Michael Müller takes over from Klaus Wowereit as Governing Mayor of Berlin.

09.12.2014
© dpa/Jörg Carstensen - Michael Müller

A good deal of the German media calls Michael Müller the “anti- Wowereit”, even though he is looked upon as a confidant of the former mayor. Compared with Klaus Wowereit, however, whose droll comments are part of the relaxed, modern image of the German capital, his successor as Governing Mayor is regarded as rather down-to-earth. Little known in the rest of the country, the man with the most common family name in German-speaking areas is better known in the capital. For many years he was chairman of the Berlin Regional Association of the German Social Democratic Party (SPD) and of the SPD parliamentary group in the Berlin House of Representatives.
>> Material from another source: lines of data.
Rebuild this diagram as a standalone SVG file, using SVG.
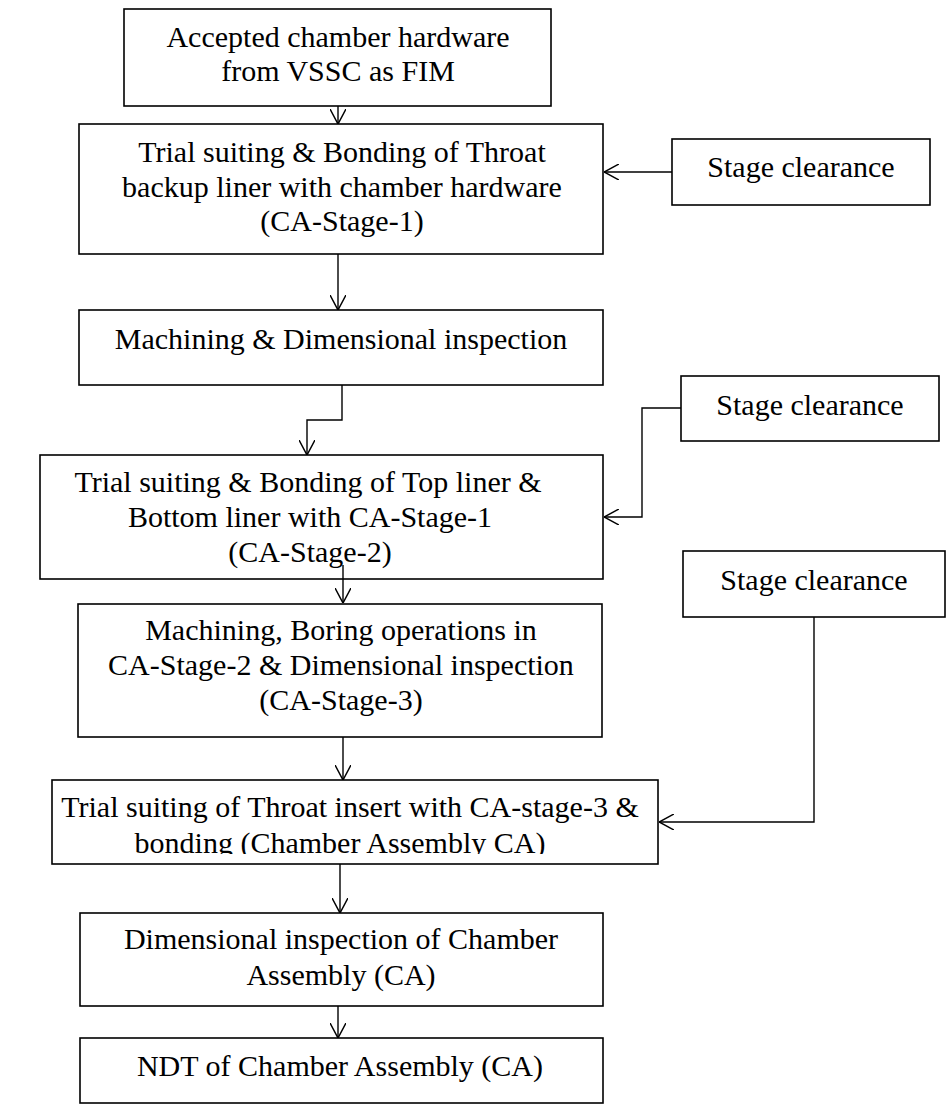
<svg xmlns="http://www.w3.org/2000/svg" width="948" height="1109" viewBox="0 0 948 1109">
  <style>
    .box { fill: #ffffff; stroke: #000000; stroke-width: 1.6; }
    .lbl { font-family: "Liberation Serif", "Times New Roman", serif; font-size: 30px; fill: #000000; text-anchor: middle; }
    .wire { fill: none; stroke: #000000; stroke-width: 1.4; }
    .arr { marker-end: url(#head); }
  </style>
  <defs>
    <marker id="head" viewBox="0 0 15 16" refX="15" refY="8" markerWidth="15" markerHeight="16" markerUnits="userSpaceOnUse" orient="auto">
      <path d="M0,0 L15,8 L0,16" fill="none" stroke="#000000" stroke-width="1.5"/>
    </marker>
    <clipPath id="clip-n6">
      <rect x="40" y="770" width="630" height="84"/>
    </clipPath>
  </defs>
  <rect width="948" height="1109" fill="#ffffff"/>

  <g id="n1">
    <rect class="box" x="124" y="9" width="427" height="97"/>
    <text class="lbl" x="338" y="47">Accepted chamber hardware</text>
    <text class="lbl" x="338" y="81">from VSSC as FIM</text>
  </g>

  <g id="n2">
    <rect class="box" x="79" y="124" width="524" height="130"/>
    <text class="lbl" x="342" y="162">Trial suiting &amp; Bonding of Throat</text>
    <text class="lbl" x="342" y="197">backup liner with chamber hardware</text>
    <text class="lbl" x="342" y="231">(CA-Stage-1)</text>
  </g>

  <g id="s1">
    <rect class="box" x="672" y="139" width="258" height="66"/>
    <text class="lbl" x="801" y="177">Stage clearance</text>
  </g>

  <g id="n3">
    <rect class="box" x="79" y="310" width="524" height="75"/>
    <text class="lbl" x="341" y="349">Machining &amp; Dimensional inspection</text>
  </g>

  <g id="s2">
    <rect class="box" x="681" y="376" width="258" height="65"/>
    <text class="lbl" x="810" y="415">Stage clearance</text>
  </g>

  <g id="n4">
    <rect class="box" x="40" y="455" width="563" height="124"/>
    <text class="lbl" x="308" y="492">Trial suiting &amp; Bonding of Top liner &amp;</text>
    <text class="lbl" x="310" y="527">Bottom liner with CA-Stage-1</text>
    <text class="lbl" x="310" y="562">(CA-Stage-2)</text>
  </g>

  <g id="s3">
    <rect class="box" x="683" y="551" width="262" height="66"/>
    <text class="lbl" x="814" y="590">Stage clearance</text>
  </g>

  <g id="n5">
    <rect class="box" x="78" y="604" width="524" height="133"/>
    <text class="lbl" x="341" y="640">Machining, Boring operations in</text>
    <text class="lbl" x="341" y="675">CA-Stage-2 &amp; Dimensional inspection</text>
    <text class="lbl" x="341" y="710">(CA-Stage-3)</text>
  </g>

  <g id="n6">
    <rect class="box" x="52" y="780" width="606" height="84"/>
    <g clip-path="url(#clip-n6)">
      <text class="lbl" x="350" y="817">Trial suiting of Throat insert with CA-stage-3 &amp;</text>
      <text class="lbl" x="340" y="853">bonding (Chamber Assembly CA)</text>
    </g>
  </g>

  <g id="n7">
    <rect class="box" x="80" y="913" width="523" height="93"/>
    <text class="lbl" x="341" y="949">Dimensional inspection of Chamber</text>
    <text class="lbl" x="341" y="985">Assembly (CA)</text>
  </g>

  <g id="n8">
    <rect class="box" x="80" y="1038" width="523" height="65"/>
    <text class="lbl" x="340" y="1076">NDT of Chamber Assembly (CA)</text>
  </g>

  <g id="connectors">
    <path class="wire arr" d="M338,106 V124"/>
    <path class="wire arr" d="M338,254 V310"/>
    <path class="wire arr" d="M342,385 V420 H307 V455"/>
    <path class="wire arr" d="M343,565 V603"/>
    <path class="wire arr" d="M343,737 V780"/>
    <path class="wire arr" d="M340,864 V913"/>
    <path class="wire arr" d="M338,1006 V1038"/>
    <path class="wire arr" d="M672,172 H604"/>
    <path class="wire arr" d="M681,408 H642 V517 H604"/>
    <path class="wire arr" d="M814,617 V822 H659"/>
  </g>
</svg>
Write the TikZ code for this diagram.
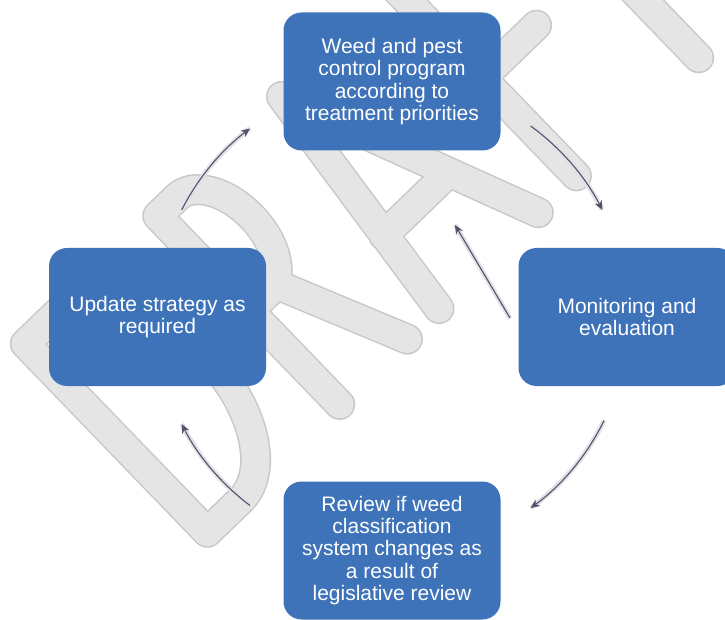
\documentclass[tikz,border=0pt]{standalone}
\usepackage{fontspec}
\setmainfont{Liberation Sans}
\usetikzlibrary{arrows.meta}
\definecolor{boxblue}{RGB}{62,115,185}
\definecolor{arrowc}{RGB}{80,82,105}
\definecolor{wmgray}{RGB}{229,229,229}
\definecolor{wmedge}{RGB}{200,200,200}
\definecolor{glowc}{RGB}{225,225,230}
\begin{document}
\begin{tikzpicture}[x=1pt,y=1pt,
  stepbox/.style={fill=boxblue, rounded corners=18pt, minimum width=217pt,
    minimum height=138pt, text=white, align=center,
    font=\fontsize{21}{22.3}\selectfont, inner sep=0pt},
  cyc/.style={draw=arrowc, line width=1.1pt,
    -{Stealth[length=9pt,width=8pt]},
    preaction={draw=glowc, line width=5pt, arrows=-}},
  wmline/.style={line cap=round, line join=round}]
\useasboundingbox (0,0) rectangle (725,619);
\clip (0,0) rectangle (725,619);
\fill[white] (0,0) rectangle (725,619);
% watermark "DRAFT" drawn as stroked letters
\begin{scope}[shift={(207,67)}, rotate=44]
  \path[save path=\wmletters]
    % D
    (14,14) -- (14,276) -- (60,276)
      arc[start angle=90, end angle=-90, x radius=76, y radius=131] -- cycle
    % R
    (198,14) -- (198,276) -- (225,276)
      arc[start angle=90, end angle=-90, x radius=40, y radius=66] -- (198,144)
    (236,144) -- (292,14)
    % A
    (336,14) -- (370,276) -- (474,14)
    (347,105) -- (437,105)
    % F
    (527,14) -- (527,276) -- (620,276)
    (527,150) -- (603,150)
    % T
    (697,14) -- (697,276)
    (640,276) -- (760,276);
\end{scope}
\draw[wmline, draw=wmedge, line width=31pt, use path=\wmletters];
\draw[wmline, draw=wmgray, line width=28pt, use path=\wmletters];
% boxes
\coordinate (c) at (392,302);
\node[stepbox] (weed) at (392,537.5) {Weed and pest\\control program\\according to\\treatment priorities};
\node[stepbox] (update) at (157.5,302) {Update strategy as\\required};
\node[stepbox] (monitor) at (627,302) {Monitoring and\\evaluation};
\node[stepbox] (review) at (392,68.5) {Review if weed\\classification\\system changes as\\a result of\\legislative review};
% arrow ends
\path (c) ++(153:236) coordinate (a1);
\path (c) ++(54:236) coordinate (a2);
\path (c) ++(-26:236) coordinate (a4);
\path (c) ++(233:236) coordinate (a5);
\coordinate (m1) at (510,301);
\coordinate (m2) at (455,394);
% arrows
\draw[cyc] (a1) arc[start angle=153, end angle=127, radius=236];
\draw[cyc] (a2) arc[start angle=54, end angle=27, radius=236];
\draw[cyc] (a4) arc[start angle=-26, end angle=-54, radius=236];
\draw[cyc] (a5) arc[start angle=233, end angle=207, radius=236];
\draw[cyc] (m1) -- (m2);
\end{tikzpicture}
\end{document}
The new chief of City Hall was elected by ballot by members of the Berlin SPD with a margin of 60 per cent of 11,000 votes cast.

Famous predecessors

“I concede there’s some room for improvement of the glamour factor”, the 50-year-old former office administrator Müller has said self-deprecatingly in interviews, laying his claims instead on the basis of solid management experience. The father of two children takes over many unsolved problems in the metropolis. In spite of the tourist boom and economic upswing, Berlin still has a high unemployment rate and is considered to be an indebted city. Expectations are therefore all the greater of the new mayor, who is also the Minister-President of the federal state of Berlin. After all, the list of his famous predecessors is long: Ernst Reuter, for example, the symbolic figure of the Berlin blockade, the later Federal Chancellor Willy Brandt and the later Federal President Richard von Weizsäcker. Michael Müller is following in the footsteps of the great.